▶ **AIM**: The line containing "(690,328) .. (gC);" marks the end: extract everything from the first line of the data through that line, exactly, with no pictures.

▶ **DATASET SECTION**:
☆ ☆ ☆

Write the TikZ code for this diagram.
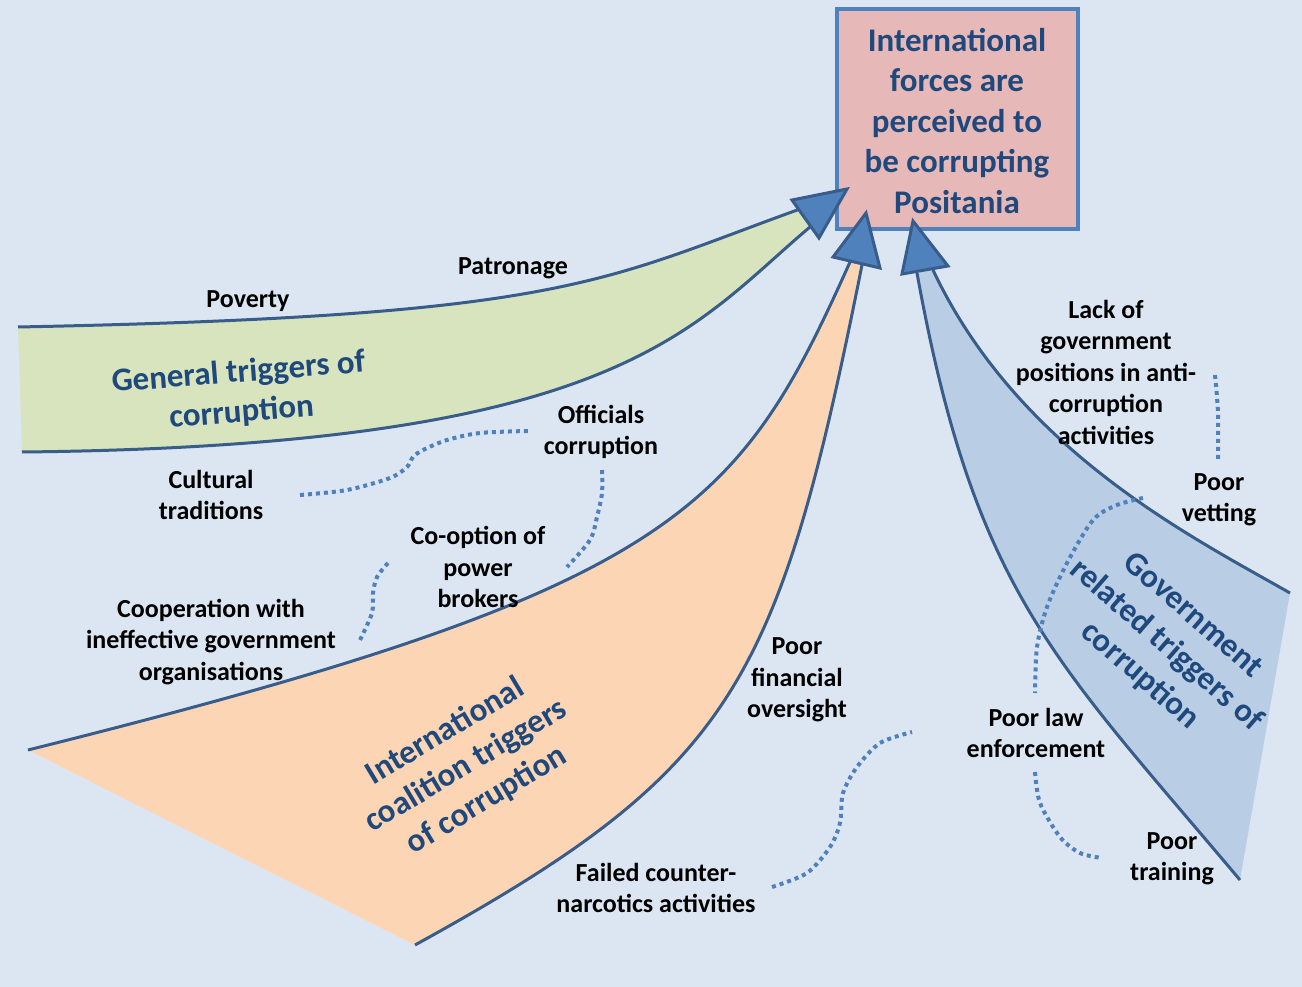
\documentclass[tikz,border=0pt]{standalone}
\usepackage{fontspec}
\setmainfont{Carlito}
\definecolor{bgc}{HTML}{DCE6F2}
\definecolor{greenF}{HTML}{D7E4BD}
\definecolor{orangeF}{HTML}{FCD5B5}
\definecolor{blueF}{HTML}{B9CDE5}
\definecolor{boxF}{HTML}{E6B9B8}
\definecolor{lineC}{HTML}{385D8A}
\definecolor{arrowF}{HTML}{4F81BD}
\definecolor{titleC}{HTML}{1F497D}
\begin{document}
\begin{tikzpicture}[x=1pt,y=-1pt,
  edge/.style={draw=lineC,line width=3pt},
  tip/.style={fill=arrowF,draw=lineC,line width=3pt},
  dots/.style={draw=arrowF,line width=4pt,dash pattern=on 4pt off 4pt},
  lbl/.style={font=\bfseries\fontsize{26}{31.5}\selectfont,align=center,inner sep=0pt,text=black},
  ttl/.style={font=\bfseries\fontsize{33}{40}\selectfont,align=center,inner sep=0pt,text=titleC}]
\useasboundingbox (0,0) rectangle (1302,987);
\fill[bgc] (0,0) rectangle (1302,987);

% band end points
\coordinate (gA) at (18,327);  \coordinate (gB) at (800,209);
\coordinate (gC) at (810,227); \coordinate (gD) at (22,452);
\coordinate (oA) at (28,750);  \coordinate (oB) at (850,262);
\coordinate (oC) at (862,265); \coordinate (oD) at (415,945);
\coordinate (bA) at (917,273); \coordinate (bB) at (1240,880);
\coordinate (bC) at (1290,593); \coordinate (bD) at (933,270);

% green band
\fill[greenF] (gA) .. controls (568,316) and (600,281) .. (gB) -- (gC)
  .. controls (690,328) and (622,446) .. (gD) -- cycle;
\draw[edge] (gA) .. controls (568,316) and (600,281) .. (gB);
\draw[edge] (gD) .. controls (622,446) and (690,328) .. (gC);

% orange band
\fill[orangeF] (oA) .. controls (678,588) and (738,512) .. (oB) -- (oC)
  .. controls (778,685) and (735,769) .. (oD) -- cycle;
\draw[edge] (oA) .. controls (678,588) and (738,512) .. (oB);
\draw[edge] (oD) .. controls (735,769) and (778,685) .. (oC);

% blue band
\fill[blueF] (bA) .. controls (975,593) and (1055,660) .. (bB) -- (bC)
  .. controls (1190,536) and (1018,450) .. (bD) -- cycle;
\draw[edge] (bA) .. controls (975,593) and (1055,660) .. (bB);
\draw[edge] (bC) .. controls (1190,536) and (1018,450) .. (bD);

% dotted links
\draw[dots] plot[smooth] coordinates {(300,495) (347,490) (390,478) (407,467) (413,457) (423,450) (447,440) (480,433) (528,431)};
\draw[dots] plot[smooth] coordinates {(602,470) (602,493) (597,517) (590,540) (567,567)};
\draw[dots] plot[smooth] coordinates {(388,563) (377,577) (373,593) (372,613) (360,640)};
\draw[dots] plot[smooth] coordinates {(772,887) (807,873) (830,847) (840,823) (843,793) (857,767) (880,743) (912,732)};
\draw[dots] plot[smooth] coordinates {(1035,772) (1040,803) (1060,837) (1080,853) (1102,858)};
\draw[dots] plot[smooth] coordinates {(1215,375) (1218,413) (1218,460)};
\draw[dots] plot[smooth] coordinates {(1143,498) (1117,505) (1093,520) (1067,563) (1047,607) (1037,647) (1035,693)};

% target box
\node[draw=arrowF,fill=boxF,line width=3.5pt,minimum width=241pt,minimum height=220pt,inner sep=0pt] (goal) at (957.5,119) {};
\node[ttl,font=\bfseries\fontsize{33}{40.5}\selectfont] (goaltxt) at (957,121) {International\\forces are\\perceived to\\be corrupting\\Positania};

% arrow heads
\draw[tip] (792,200) -- (847,189) -- (819,238) -- cycle;
\draw[tip] (833,257) -- (866,213) -- (880,268) -- cycle;
\draw[tip] (902,274) -- (913,221) -- (948,266) -- cycle;

% band titles
\node[ttl,rotate=4.5] (tgen) at (240,393) {General triggers of\\corruption};
\node[ttl,rotate=31] (tint) at (466,766) {International\\coalition triggers\\of corruption};
\node[ttl,rotate=-41] (tgov) at (1166,646) {Government\\related triggers of\\corruption};

% labels
\node[lbl] (poverty) at (248,301) {Poverty};
\node[lbl] (patron) at (513,268) {Patronage};
\node[lbl] (cult) at (211,495) {Cultural\\traditions};
\node[lbl] (offic) at (601,432) {Officials\\corruption};
\node[lbl] (coopt) at (478,567) {Co-option of\\power\\brokers};
\node[lbl] (coop) at (211,642) {Cooperation with\\ineffective government\\organisations};
\node[lbl] (fin) at (797,680) {Poor\\financial\\oversight};
\node[lbl] (narc) at (656,888) {Failed counter-\\narcotics activities};
\node[lbl] (lack) at (1106,372) {Lack of\\government\\positions in anti-\\corruption\\activities};
\node[lbl] (vet) at (1219,500) {Poor\\vetting};
\node[lbl] (law) at (1036,733) {Poor law\\enforcement};
\node[lbl] (train) at (1172,859) {Poor\\training};
\end{tikzpicture}
\end{document}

☆ ☆ ☆

▶ **EXPECTED OUTPUT**:
Write the TikZ code for this diagram.
\documentclass[tikz,border=0pt]{standalone}
\usepackage{fontspec}
\setmainfont{Carlito}
\definecolor{bgc}{HTML}{DCE6F2}
\definecolor{greenF}{HTML}{D7E4BD}
\definecolor{orangeF}{HTML}{FCD5B5}
\definecolor{blueF}{HTML}{B9CDE5}
\definecolor{boxF}{HTML}{E6B9B8}
\definecolor{lineC}{HTML}{385D8A}
\definecolor{arrowF}{HTML}{4F81BD}
\definecolor{titleC}{HTML}{1F497D}
\begin{document}
\begin{tikzpicture}[x=1pt,y=-1pt,
  edge/.style={draw=lineC,line width=3pt},
  tip/.style={fill=arrowF,draw=lineC,line width=3pt},
  dots/.style={draw=arrowF,line width=4pt,dash pattern=on 4pt off 4pt},
  lbl/.style={font=\bfseries\fontsize{26}{31.5}\selectfont,align=center,inner sep=0pt,text=black},
  ttl/.style={font=\bfseries\fontsize{33}{40}\selectfont,align=center,inner sep=0pt,text=titleC}]
\useasboundingbox (0,0) rectangle (1302,987);
\fill[bgc] (0,0) rectangle (1302,987);

% band end points
\coordinate (gA) at (18,327);  \coordinate (gB) at (800,209);
\coordinate (gC) at (810,227); \coordinate (gD) at (22,452);
\coordinate (oA) at (28,750);  \coordinate (oB) at (850,262);
\coordinate (oC) at (862,265); \coordinate (oD) at (415,945);
\coordinate (bA) at (917,273); \coordinate (bB) at (1240,880);
\coordinate (bC) at (1290,593); \coordinate (bD) at (933,270);

% green band
\fill[greenF] (gA) .. controls (568,316) and (600,281) .. (gB) -- (gC)
  .. controls (690,328) and (622,446) .. (gD) -- cycle;
\draw[edge] (gA) .. controls (568,316) and (600,281) .. (gB);
\draw[edge] (gD) .. controls (622,446) and (690,328) .. (gC);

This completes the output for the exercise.